Islam, in its beginning, was activist. The first generation of Muslims called for virtue in public life, established the first Islamic state in Medina, and followed a model of rule-by-the-most-virtuous (namely the Prophet). All Muslims recognize this, but often differ on how to apply the model.
Sunnis have generally tried to inject virtue into public life through fostering consensus across religious notables and relatively secular rulers. (By “secular” I don’t mean irreligious—in Islam all law, authority, and virtue fall under the purview of religion—but rather that Sunni rulers may not themselves be accomplished religious scholars, but instead consult with the ulama’.)
Today, بال أسف , the world in general, and the Islamic world in particular, are so corrupt that the Sunni tendency to pragmatically compromise with power, and accept less than virtuous rule as an alternative to anarchy, isn’t working.

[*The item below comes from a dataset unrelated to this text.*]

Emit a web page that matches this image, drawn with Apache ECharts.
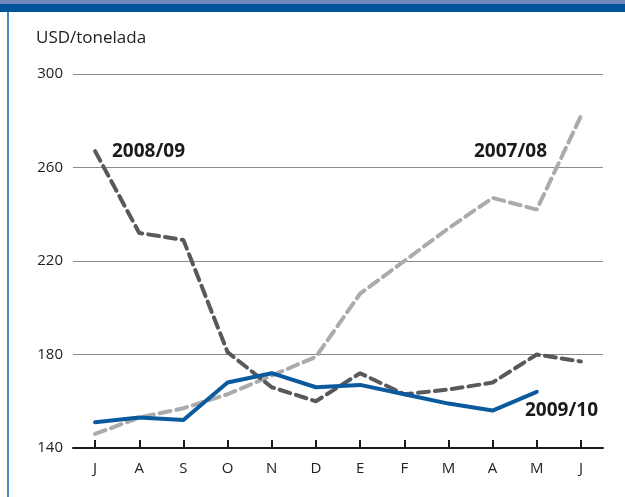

Instead, the Shia Crescent, the heart of the Axis of Resistance to genocide, has become the brave and steadfast heart of the Islamic Ummah.
As the repercussions of Iran’s stirring victories over the genocidal Zionist dajjal continue to unfold, I hope that Sunni Muslims will come to understand that they,*** too, need to demand more virtuous leaders and societies.
*Though it’s Muharram 1 here in Morocco, it’s actually Muharram 2 in many other places, due to the vagaries of the lunar calendar.
**Sunni and Shia observances of other holidays and dates feature minor variations, but nothing remotely like the stark contrast between mourning and celebrating Ashura.
***Though an outsider would categorize me as Sunni, since I practice Islam mainly through Moroccan-Andalusi Maliki jurisprudence and Sufi theosophy, I consider myself part of the “neither Sunni nor Shia just Muslim” movement.